### THE PROBLEM
Reproduce, word for word, the span of lines starting at the line holding "What Plotly code" and ending at the line holding "y_ticks = [26, 28, 30, 32, 34, 36]". Omit every picture.

(Records contained in a dataset)
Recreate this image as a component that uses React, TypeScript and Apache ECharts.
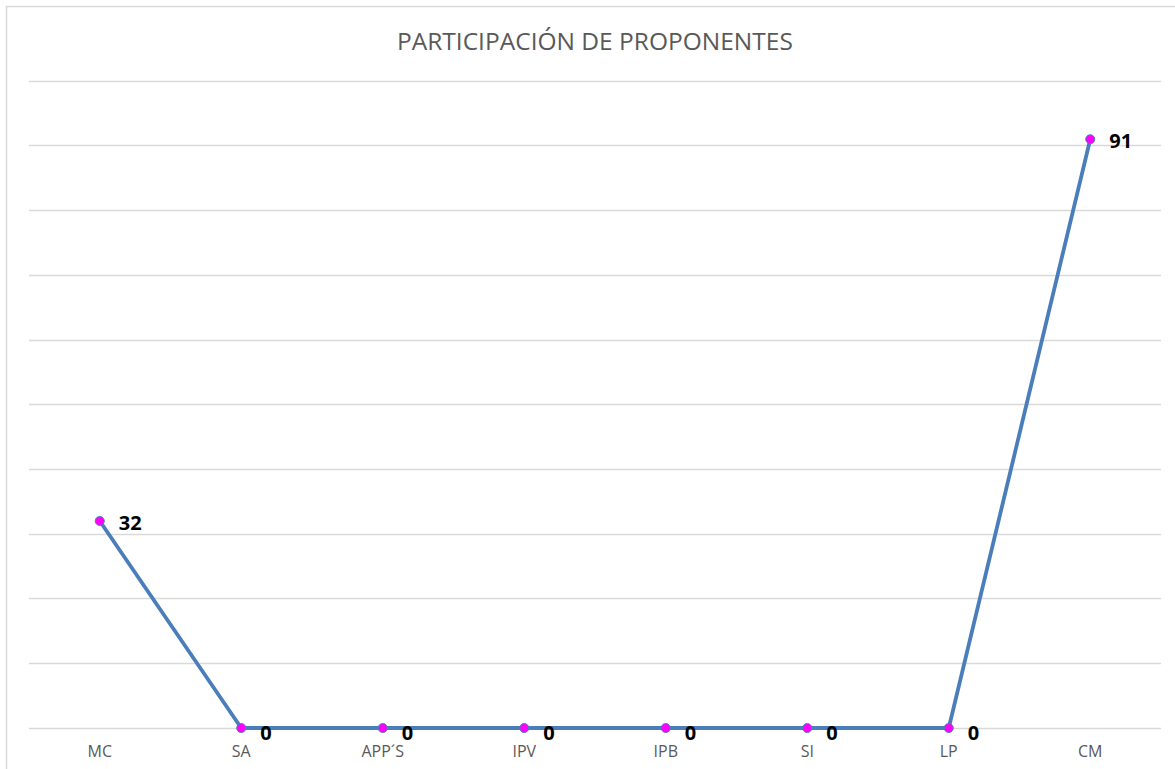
import React, { useEffect, useRef } from "react";
import * as echarts from "echarts";

const categories = ["MC", "SA", "APP´S", "IPV", "IPB", "SI", "LP", "CM"];
const values = [32, 0, 0, 0, 0, 0, 0, 91];
const titleText = "PARTICIPACIÓN DE PROPONENTES";

export default function App() {
  const ref = useRef<HTMLDivElement>(null);
  useEffect(() => {
    if (!ref.current) return;
    const chart = echarts.init(ref.current, undefined, { renderer: "svg" });
    chart.setOption({
      animation: false,
      backgroundColor: "#ffffff",
      title: {
        text: titleText,
        left: 392,
        top: 23,
        textStyle: {
          fontFamily: "Open Sans, sans-serif",
          fontSize: 24.5,
          fontWeight: "normal",
          color: "#595959",
        },
      },
      graphic: [
        {
          type: "rect",
          shape: { x: 6.5, y: 6.5, width: 1200, height: 800 },
          style: { fill: "none", stroke: "#d9d9d9", lineWidth: 1.5 },
          silent: true,
        },
      ],
      grid: { left: 29, right: 14, top: 81, bottom: 41, containLabel: false },
      xAxis: {
        type: "category",
        data: categories,
        boundaryGap: true,
        axisLine: { show: false },
        axisTick: { show: false },
        axisLabel: {
          color: "#595959",
          fontSize: 16,
          fontFamily: "Open Sans, sans-serif",
          margin: 15,
        },
      },
      yAxis: {
        type: "value",
        min: 0,
        max: 100,
        interval: 10,
        axisLabel: { show: false },
        axisLine: { show: false },
        axisTick: { show: false },
        splitLine: { lineStyle: { color: "#d9d9d9", width: 1.3 } },
      },
      series: [
        {
          type: "line",
          data: values.map((v) => ({
            value: v,
            label: { offset: [0, v === 0 ? 4 : 1.5] },
          })),
          lineStyle: { color: "#4a7ebb", width: 3.8 },
          symbol: "circle",
          symbolSize: 9,
          itemStyle: { color: "#ff00ff", borderColor: "#4a7ebb", borderWidth: 1 },
          label: {
            show: true,
            position: "right",
            distance: 14,
            color: "#000000",
            fontSize: 20,
            fontWeight: "bold",
            fontFamily: "Open Sans, sans-serif",
          },
        },
      ],
    });
    return () => chart.dispose();
  }, []);
  return (
    <div
      ref={ref}
      style={{ position: "absolute", left: 0, top: 0, width: 1175, height: 769 }}
    />
  );
}
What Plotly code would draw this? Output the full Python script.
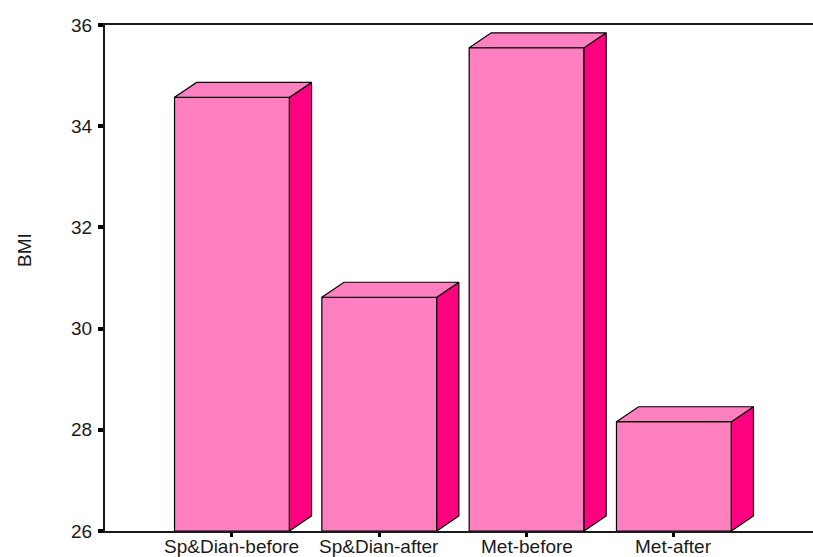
import plotly.graph_objects as go

categories = ["Sp&Dian-before", "Sp&Dian-after", "Met-before", "Met-after"]
bmi_values = [34.57, 30.62, 35.55, 28.16]
y_ticks = [26, 28, 30, 32, 34, 36]

FRONT = "#FF80C0"
SIDE = "#FF0080"
TOP = "#FF80C0"
BASE = 26
W = 0.78      # bar width (category units)
DX = 0.15     # depth offset in category units
DY = 0.296    # depth offset in BMI units

fig = go.Figure()

# front faces
fig.add_trace(go.Bar(
    x=list(range(len(categories))), y=[v - BASE for v in bmi_values], base=BASE,
    width=W, marker=dict(color=FRONT, line=dict(color="black", width=1.2)),
    hoverinfo="skip", showlegend=False))

# side and top faces
sx, sy = [], []
tx, ty = [], []
for i, v in enumerate(bmi_values):
    r = i + W / 2
    l = i - W / 2
    sx += [r, r, r + DX, r + DX, r, None]
    sy += [BASE, v, v + DY, BASE + DY, BASE, None]
    tx += [l, l + DX, r + DX, r, l, None]
    ty += [v, v + DY, v + DY, v, v, None]

fig.add_trace(go.Scatter(x=sx, y=sy, mode="lines", fill="toself", fillcolor=SIDE,
                         line=dict(color="black", width=1.2), hoverinfo="skip",
                         showlegend=False, cliponaxis=False))
fig.add_trace(go.Scatter(x=tx, y=ty, mode="lines", fill="toself", fillcolor=TOP,
                         line=dict(color="black", width=1.2), hoverinfo="skip",
                         showlegend=False, cliponaxis=False))

PLOT_H = 557 - 25 - 26
annotations = [dict(text="BMI", xref="paper", yref="paper",
                    x=(24 - 105) / 708, y=(531 - 250) / PLOT_H, showarrow=False,
                    xanchor="center", yanchor="middle",
                    textangle=-90, font=dict(size=19, color="#1a1a1a"))]
for i, c in enumerate(categories):
    annotations.append(dict(text=c, xref="x", yref="paper", x=i, y=-2.5 / PLOT_H,
                            xanchor="center", yanchor="top", showarrow=False,
                            font=dict(size=19, color="#1a1a1a")))

fig.update_layout(
    width=813, height=557,
    margin=dict(l=105, r=0, t=25, b=26, autoexpand=False),
    paper_bgcolor="white", plot_bgcolor="white",
    font=dict(family="Liberation Sans, Arial, sans-serif", size=19, color="#1a1a1a"),
    xaxis=dict(range=[-0.862, 3.944], tickmode="array",
               tickvals=list(range(len(categories))), showticklabels=False,
               showgrid=False, zeroline=False, showline=True, linecolor="#1a1a1a",
               linewidth=2, mirror=True, ticks="outside", ticklen=4, tickwidth=3,
               tickcolor="black", fixedrange=True, automargin=False),
    yaxis=dict(range=[26, 36], tickmode="array", tickvals=y_ticks,
               ticktext=[str(t) for t in y_ticks],
               showgrid=False, zeroline=False, showline=True, linecolor="#1a1a1a",
               linewidth=2, ticks="outside", ticklen=5, tickwidth=3.5,
               tickcolor="black", ticklabelstandoff=2, fixedrange=True,
               automargin=False),
    annotations=annotations,
)

fig.write_html("out.html", config={"displayModeBar": False},
               post_script="document.body.style.margin='0';document.body.style.overflow='hidden';")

### SOLVED EXERCISE
What Plotly code would draw this? Output the full Python script.
import plotly.graph_objects as go

categories = ["Sp&Dian-before", "Sp&Dian-after", "Met-before", "Met-after"]
bmi_values = [34.57, 30.62, 35.55, 28.16]
y_ticks = [26, 28, 30, 32, 34, 36]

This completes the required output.